I have never let them go, nor they me. Books, posters, reproductions, coffee table spectaculars, exhibitions. Anything that light passes through and emerges to please or challenge my eyes would distract me, no matter where I was. The Pyramid at the Louvre, Australia’s only Tiffany window in a girls’ college in Adelaide, glass buskers in the street blowing dragons and butterflies. Each one stopped me in my tracks. It wasn’t such a big step to decide that I could form glass myself. Rather than just photograph it in two dimensions, I could create it in three. At home in Melbourne, I did a weekend workshop in glass blowing, producing a paperweight and a ‘vase’ which, although better described as a holder for a tea candle, still holds its own. It’s a kind of kindergarten, first-attempt looking piece, but somehow I fluked it being good enough to remain part of my collection.
And so I found myself at the Glass Furnace, 25 kilometres from Istanbul in a valley near the Black Sea. The facility is second to none, the accommodation is high standard but reasonably priced, there’s a pool, a basketball court, and even a table tennis table with glass net and bats. The school draws on Turkey’s long history of glass making, which dates from the Seljuks in the eleventh century, with exquisite works produced during the Ottoman period.
Blowing glass brings together many things.
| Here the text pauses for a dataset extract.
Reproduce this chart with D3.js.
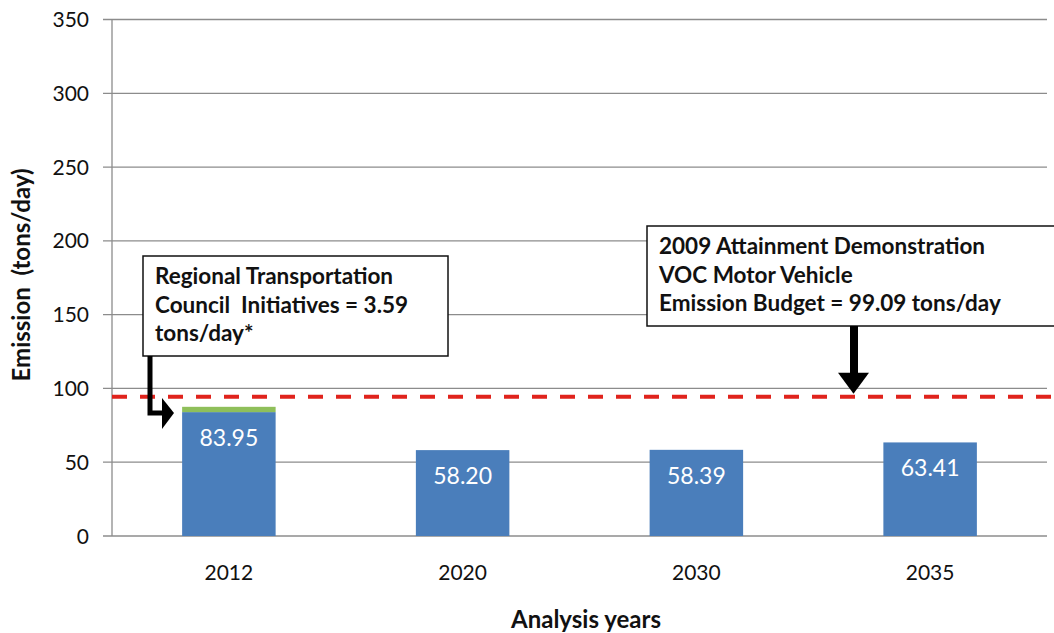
<!DOCTYPE html>
<html><head><meta charset="utf-8">
<script src="https://cdn.jsdelivr.net/npm/d3@7"></script>
<style>body{margin:0;background:#fff}svg{display:block}text{font-family:Lato,"Open Sans",sans-serif;white-space:pre}</style>
</head><body><svg id="c" width="1054" height="633"></svg>
<script>
const categories = ["2012","2020","2030","2035"];
const baseEmission = [83.95, 58.20, 58.39, 63.41];
const initiatives = [3.59, 0, 0, 0];
const budgetLine = 94.4;
const yTicks = [0,50,100,150,200,250,300,350];
const note1 = ["Regional Transportation","Council  Initiatives = 3.59","tons/day*"];
const note2 = ["2009 Attainment Demonstration","VOC Motor Vehicle","Emission Budget = 99.09 tons/day"];

const svg = d3.select("#c");
const L = 112, R = 1047, T = 19.5, B = 536;
const x = d3.scaleBand().domain(categories).range([L, R]).paddingInner(0.6).paddingOuter(0.3);
const y = d3.scaleLinear().domain([0,350]).range([B, T]);
const grid = "#8c8c8c";

svg.append("g").selectAll("line").data(yTicks).join("line")
  .attr("x1", L-9).attr("x2", R).attr("y1", d=>y(d)).attr("y2", d=>y(d))
  .attr("stroke", grid).attr("stroke-width", 1.3);
svg.append("line").attr("x1", L).attr("x2", L).attr("y1", T).attr("y2", B).attr("stroke", grid).attr("stroke-width", 1.3);

svg.append("g").selectAll("text").data(yTicks).join("text")
  .attr("x", 89).attr("y", d=>y(d)).attr("dy","0.36em").attr("text-anchor","end")
  .attr("font-size", 21).attr("fill","#111").text(d=>d);

svg.append("g").selectAll("text").data(categories).join("text")
  .attr("x", d=>x(d)+x.bandwidth()/2).attr("y", 580).attr("text-anchor","middle")
  .attr("font-size", 21).attr("fill","#111").text(d=>d);

const rows = categories.map((c,i)=>({c, b: baseEmission[i], g: initiatives[i]}));
svg.append("g").selectAll("rect").data(rows).join("rect")
  .attr("x", d=>x(d.c)).attr("width", x.bandwidth())
  .attr("y", d=>y(d.b)).attr("height", d=>y(0)-y(d.b)).attr("fill","#4a7ebb");
svg.append("g").selectAll("rect").data(rows.filter(d=>d.g>0)).join("rect")
  .attr("x", d=>x(d.c)).attr("width", x.bandwidth())
  .attr("y", d=>y(d.b+d.g)).attr("height", d=>y(d.b)-y(d.b+d.g)).attr("fill","#8fbf5a");
svg.append("g").selectAll("text").data(rows).join("text")
  .attr("x", d=>x(d.c)+x.bandwidth()/2).attr("y", d=>y(d.b)+34).attr("text-anchor","middle")
  .attr("font-size", 23).attr("fill","#fff").text(d=>d.b.toFixed(2));

svg.append("line").attr("x1", L).attr("x2", 1054).attr("y1", y(budgetLine)).attr("y2", y(budgetLine))
  .attr("stroke","#e0231c").attr("stroke-width",4).attr("stroke-dasharray","15 13");

function box(x0,y0,x1,y1,lines,tx,ty,lh){
  svg.append("rect").attr("x",x0).attr("y",y0).attr("width",x1-x0).attr("height",y1-y0)
    .attr("fill","#fff").attr("stroke","#111").attr("stroke-width",1.5);
  svg.append("g").selectAll("text").data(lines).join("text")
    .attr("x",tx).attr("y",(d,i)=>ty+i*lh).attr("font-size",22.5).attr("font-weight","bold").attr("fill","#111").text(d=>d);
}
box(143,256,448,356,note1,155,284,28.5);
box(647,226,1060,326,note2,659,254,28.5);

const ay = y(budgetLine);
svg.append("line").attr("x1",854).attr("x2",854).attr("y1",326).attr("y2",ay-22).attr("stroke","#000").attr("stroke-width",8);
svg.append("path").attr("d",`M838,${ay-24} L869,${ay-24} L853.5,${ay-3} Z`).attr("fill","#000");

svg.append("path").attr("d","M150,356 L150,413 L164,413").attr("fill","none").attr("stroke","#000").attr("stroke-width",5);
svg.append("path").attr("d","M162,398 L174,413 L162,429 Z").attr("fill","#000");

svg.append("text").attr("transform","translate(30,275) rotate(-90)").attr("text-anchor","middle")
  .attr("font-size",24).attr("font-weight","bold").attr("fill","#111").text("Emission  (tons/day)");
svg.append("text").attr("x",586).attr("y",628).attr("text-anchor","middle")
  .attr("font-size",24).attr("font-weight","bold").attr("fill","#111").text("Analysis years");
</script></body></html>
There’s the heat, happily reminiscent of a 38-degree day on a Melbourne beach. Light, shape and colour are the things you have to work with to get a result, but there’s also a strong requirement for teamwork. Most glass blowing depends on being able to read and understand the artist or the assistant. A single word, a look across the studio, eye contact or a simple nod of the head mean the difference between delivering what you have in your mind and a piece of globular glowing glass on the floor – or worse still, completely formed as you anticipate, only to crack at the last minute, or break as it is put away overnight in the annealing oven.
There’s plenty of drama too. A painting can be painted over or reworked years later. Same with a sculpture. With glass you have a molten glob that wants to comply with gravity, and will not let you work it unless it’s above a certain temperature. You can’t maintain that temperature unless you are constantly going back to the ‘glory hole’ to reheat it to the point where it wants to fall off again. Constant turning is the only way to keep it in the right zone. Imagine trying to keep a blob of honey on the end of a chopstick.
This means in practical terms you have between five and 20 minutes from the first gather of glass from the furnaces to the annealing oven. You need to know what this thing is going to look like before you start, your buddy needs to know, and you both need to be thinking two or three steps ahead, all the while trying to keep the stuff on the pipe.
I’ll be back there in a month with a new master, and I’m cooking up a plan to run a workshop there next year with American artist Tom Galbraith, who teaches lamp working.